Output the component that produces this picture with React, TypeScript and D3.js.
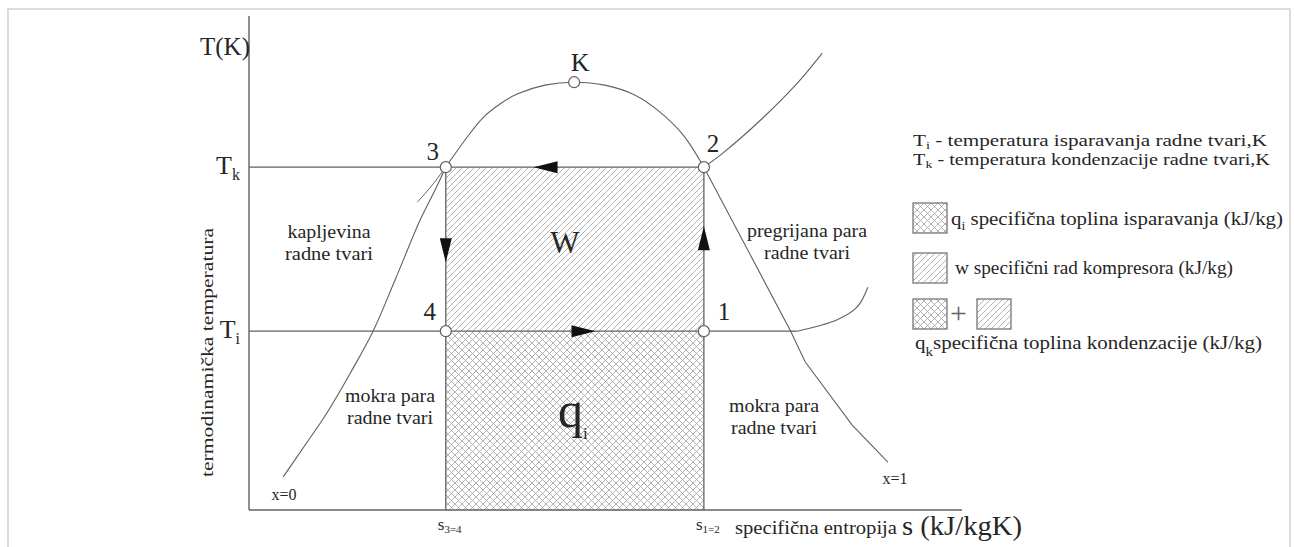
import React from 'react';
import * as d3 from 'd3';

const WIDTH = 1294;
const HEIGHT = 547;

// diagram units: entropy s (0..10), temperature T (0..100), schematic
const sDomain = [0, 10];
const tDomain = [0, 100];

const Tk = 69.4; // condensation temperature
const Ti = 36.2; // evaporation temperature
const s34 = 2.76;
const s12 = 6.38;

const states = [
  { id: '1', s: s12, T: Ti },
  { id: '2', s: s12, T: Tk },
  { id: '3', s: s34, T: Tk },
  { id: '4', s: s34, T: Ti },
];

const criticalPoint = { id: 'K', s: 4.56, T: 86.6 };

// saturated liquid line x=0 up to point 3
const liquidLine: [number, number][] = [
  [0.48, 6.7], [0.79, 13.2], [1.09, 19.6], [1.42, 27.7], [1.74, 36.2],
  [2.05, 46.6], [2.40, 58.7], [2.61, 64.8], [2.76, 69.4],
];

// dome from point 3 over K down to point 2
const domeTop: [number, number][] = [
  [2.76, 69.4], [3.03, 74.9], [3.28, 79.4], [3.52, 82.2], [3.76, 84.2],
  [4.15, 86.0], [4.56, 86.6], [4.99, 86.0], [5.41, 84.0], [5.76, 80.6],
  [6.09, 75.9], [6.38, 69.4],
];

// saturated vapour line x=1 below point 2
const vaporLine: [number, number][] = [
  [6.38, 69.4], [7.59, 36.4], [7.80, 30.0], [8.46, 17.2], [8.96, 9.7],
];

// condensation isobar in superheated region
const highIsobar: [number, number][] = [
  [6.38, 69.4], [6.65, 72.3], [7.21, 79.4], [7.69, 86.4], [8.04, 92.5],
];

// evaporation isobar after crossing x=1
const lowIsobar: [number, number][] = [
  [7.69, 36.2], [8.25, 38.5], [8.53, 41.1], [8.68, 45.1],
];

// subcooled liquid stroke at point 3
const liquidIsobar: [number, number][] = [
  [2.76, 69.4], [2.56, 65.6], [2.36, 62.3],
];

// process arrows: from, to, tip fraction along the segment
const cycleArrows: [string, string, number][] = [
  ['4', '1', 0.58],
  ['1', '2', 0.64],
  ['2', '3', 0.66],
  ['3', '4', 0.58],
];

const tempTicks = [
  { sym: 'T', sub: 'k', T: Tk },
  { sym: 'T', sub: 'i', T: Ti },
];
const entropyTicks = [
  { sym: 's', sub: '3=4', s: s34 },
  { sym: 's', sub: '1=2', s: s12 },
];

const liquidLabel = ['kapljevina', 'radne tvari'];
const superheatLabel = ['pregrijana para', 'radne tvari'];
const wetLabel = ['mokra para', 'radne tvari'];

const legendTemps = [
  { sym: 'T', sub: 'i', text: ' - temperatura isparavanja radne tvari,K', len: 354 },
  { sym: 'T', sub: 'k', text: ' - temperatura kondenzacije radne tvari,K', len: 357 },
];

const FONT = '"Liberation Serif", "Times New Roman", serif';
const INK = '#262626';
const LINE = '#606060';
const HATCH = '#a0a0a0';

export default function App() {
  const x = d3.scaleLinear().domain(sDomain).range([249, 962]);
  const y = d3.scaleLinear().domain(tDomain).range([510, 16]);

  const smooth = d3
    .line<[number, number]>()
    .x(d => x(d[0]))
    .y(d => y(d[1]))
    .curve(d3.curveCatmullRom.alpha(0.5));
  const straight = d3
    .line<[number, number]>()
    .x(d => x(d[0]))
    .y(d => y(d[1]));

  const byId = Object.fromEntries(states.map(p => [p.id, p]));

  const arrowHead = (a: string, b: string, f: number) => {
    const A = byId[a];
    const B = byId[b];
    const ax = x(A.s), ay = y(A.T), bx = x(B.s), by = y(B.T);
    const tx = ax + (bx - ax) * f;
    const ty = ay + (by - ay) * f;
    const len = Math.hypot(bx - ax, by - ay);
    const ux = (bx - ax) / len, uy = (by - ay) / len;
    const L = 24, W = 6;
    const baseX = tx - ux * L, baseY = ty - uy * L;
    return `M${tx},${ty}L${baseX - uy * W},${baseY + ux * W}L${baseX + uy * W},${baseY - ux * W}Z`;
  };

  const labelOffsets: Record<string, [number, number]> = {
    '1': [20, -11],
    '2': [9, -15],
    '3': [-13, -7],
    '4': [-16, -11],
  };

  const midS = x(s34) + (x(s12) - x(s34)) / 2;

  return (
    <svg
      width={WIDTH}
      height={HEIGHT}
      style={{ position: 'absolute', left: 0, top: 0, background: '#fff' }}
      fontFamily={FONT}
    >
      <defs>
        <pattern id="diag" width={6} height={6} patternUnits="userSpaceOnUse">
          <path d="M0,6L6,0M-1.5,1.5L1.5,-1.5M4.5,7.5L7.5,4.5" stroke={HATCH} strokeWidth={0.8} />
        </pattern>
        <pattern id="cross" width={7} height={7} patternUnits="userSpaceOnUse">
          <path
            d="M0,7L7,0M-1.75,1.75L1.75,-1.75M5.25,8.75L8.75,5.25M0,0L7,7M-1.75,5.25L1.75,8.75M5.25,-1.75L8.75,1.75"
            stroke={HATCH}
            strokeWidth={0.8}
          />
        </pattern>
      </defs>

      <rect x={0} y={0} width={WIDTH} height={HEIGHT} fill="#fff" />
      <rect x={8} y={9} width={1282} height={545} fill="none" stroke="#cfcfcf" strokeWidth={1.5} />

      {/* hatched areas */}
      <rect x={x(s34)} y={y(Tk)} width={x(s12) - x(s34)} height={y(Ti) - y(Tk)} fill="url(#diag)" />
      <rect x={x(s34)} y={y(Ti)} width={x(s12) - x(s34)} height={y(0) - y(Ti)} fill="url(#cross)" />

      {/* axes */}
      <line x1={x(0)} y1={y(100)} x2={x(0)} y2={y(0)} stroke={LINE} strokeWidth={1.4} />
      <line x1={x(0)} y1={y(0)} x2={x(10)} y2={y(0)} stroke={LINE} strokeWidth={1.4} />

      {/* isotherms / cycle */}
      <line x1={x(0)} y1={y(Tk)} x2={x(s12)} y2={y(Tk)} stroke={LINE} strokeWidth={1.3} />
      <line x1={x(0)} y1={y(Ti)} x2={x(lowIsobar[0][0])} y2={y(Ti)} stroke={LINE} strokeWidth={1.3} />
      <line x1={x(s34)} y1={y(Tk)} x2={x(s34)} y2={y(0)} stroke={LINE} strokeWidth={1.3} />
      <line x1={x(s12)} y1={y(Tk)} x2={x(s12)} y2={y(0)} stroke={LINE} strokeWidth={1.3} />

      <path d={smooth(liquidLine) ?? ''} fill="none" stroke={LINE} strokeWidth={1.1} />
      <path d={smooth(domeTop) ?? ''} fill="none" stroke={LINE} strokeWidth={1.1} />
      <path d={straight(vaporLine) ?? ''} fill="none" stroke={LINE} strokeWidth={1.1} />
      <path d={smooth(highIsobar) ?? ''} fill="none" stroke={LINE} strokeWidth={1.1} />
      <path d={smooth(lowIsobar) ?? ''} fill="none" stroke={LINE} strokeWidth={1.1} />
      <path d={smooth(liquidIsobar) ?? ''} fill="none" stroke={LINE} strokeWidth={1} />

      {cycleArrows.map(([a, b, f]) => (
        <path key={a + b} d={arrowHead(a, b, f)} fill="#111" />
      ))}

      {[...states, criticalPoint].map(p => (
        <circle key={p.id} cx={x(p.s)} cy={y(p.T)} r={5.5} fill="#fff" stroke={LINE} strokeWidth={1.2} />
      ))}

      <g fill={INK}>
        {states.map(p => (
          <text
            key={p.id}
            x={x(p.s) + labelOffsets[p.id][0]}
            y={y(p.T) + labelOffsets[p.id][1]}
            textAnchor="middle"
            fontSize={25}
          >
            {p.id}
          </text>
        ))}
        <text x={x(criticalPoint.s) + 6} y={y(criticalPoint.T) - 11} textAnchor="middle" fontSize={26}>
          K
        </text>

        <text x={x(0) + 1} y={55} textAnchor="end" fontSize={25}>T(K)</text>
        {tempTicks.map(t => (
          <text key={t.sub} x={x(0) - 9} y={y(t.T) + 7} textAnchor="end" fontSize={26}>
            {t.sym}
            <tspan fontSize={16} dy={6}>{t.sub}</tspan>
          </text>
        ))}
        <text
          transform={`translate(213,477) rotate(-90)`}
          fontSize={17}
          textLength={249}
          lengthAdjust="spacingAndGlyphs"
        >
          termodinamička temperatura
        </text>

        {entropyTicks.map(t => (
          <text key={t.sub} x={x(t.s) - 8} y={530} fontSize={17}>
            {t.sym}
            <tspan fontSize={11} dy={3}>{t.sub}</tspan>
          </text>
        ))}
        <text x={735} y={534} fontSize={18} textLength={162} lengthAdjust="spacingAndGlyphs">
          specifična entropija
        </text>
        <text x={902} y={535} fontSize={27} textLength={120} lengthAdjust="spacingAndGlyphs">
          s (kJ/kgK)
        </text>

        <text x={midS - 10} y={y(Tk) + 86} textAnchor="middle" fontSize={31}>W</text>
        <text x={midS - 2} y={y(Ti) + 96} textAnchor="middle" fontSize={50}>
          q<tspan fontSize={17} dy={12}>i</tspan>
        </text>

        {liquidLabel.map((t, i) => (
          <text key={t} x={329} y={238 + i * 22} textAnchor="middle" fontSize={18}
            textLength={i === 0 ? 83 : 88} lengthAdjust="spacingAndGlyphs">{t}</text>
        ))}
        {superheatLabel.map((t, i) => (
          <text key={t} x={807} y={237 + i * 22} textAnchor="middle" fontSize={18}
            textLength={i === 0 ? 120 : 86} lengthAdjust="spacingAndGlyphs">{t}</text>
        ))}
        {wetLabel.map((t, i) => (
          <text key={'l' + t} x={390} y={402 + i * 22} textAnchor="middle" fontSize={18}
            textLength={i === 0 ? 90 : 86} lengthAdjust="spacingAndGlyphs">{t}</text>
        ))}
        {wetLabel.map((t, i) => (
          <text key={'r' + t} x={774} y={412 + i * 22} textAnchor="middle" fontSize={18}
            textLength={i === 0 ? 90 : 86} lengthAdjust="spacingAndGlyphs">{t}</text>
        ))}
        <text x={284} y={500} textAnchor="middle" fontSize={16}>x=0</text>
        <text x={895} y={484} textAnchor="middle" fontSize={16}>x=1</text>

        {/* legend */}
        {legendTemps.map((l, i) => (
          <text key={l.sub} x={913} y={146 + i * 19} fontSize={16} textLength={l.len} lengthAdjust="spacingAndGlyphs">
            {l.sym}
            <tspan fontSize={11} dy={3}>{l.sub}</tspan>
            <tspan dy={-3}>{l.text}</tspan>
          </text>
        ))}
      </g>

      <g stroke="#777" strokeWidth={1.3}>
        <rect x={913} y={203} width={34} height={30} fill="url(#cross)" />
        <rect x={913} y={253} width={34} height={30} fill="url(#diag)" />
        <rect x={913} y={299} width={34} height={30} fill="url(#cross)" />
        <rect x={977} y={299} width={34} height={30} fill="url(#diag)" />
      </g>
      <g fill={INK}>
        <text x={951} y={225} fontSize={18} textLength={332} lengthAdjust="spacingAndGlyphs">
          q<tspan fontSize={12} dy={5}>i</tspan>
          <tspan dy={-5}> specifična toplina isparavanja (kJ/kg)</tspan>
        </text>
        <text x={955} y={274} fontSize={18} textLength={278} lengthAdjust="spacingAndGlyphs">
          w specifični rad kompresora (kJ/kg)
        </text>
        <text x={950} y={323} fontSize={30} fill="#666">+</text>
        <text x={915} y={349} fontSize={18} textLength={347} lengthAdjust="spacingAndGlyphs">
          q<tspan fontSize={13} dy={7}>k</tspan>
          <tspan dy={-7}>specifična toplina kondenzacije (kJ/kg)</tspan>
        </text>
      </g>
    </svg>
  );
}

◇ ◇ ◇ ◇ ◇

◆ Set exercise ◆
Leave out the pictures. Transcribe only the lines above, from the first through the one that contains "const tDomain = [0, 100];".

◆ Reply to the exercise ◆
Output the component that produces this picture with React, TypeScript and D3.js.
import React from 'react';
import * as d3 from 'd3';

const WIDTH = 1294;
const HEIGHT = 547;

// diagram units: entropy s (0..10), temperature T (0..100), schematic
const sDomain = [0, 10];
const tDomain = [0, 100];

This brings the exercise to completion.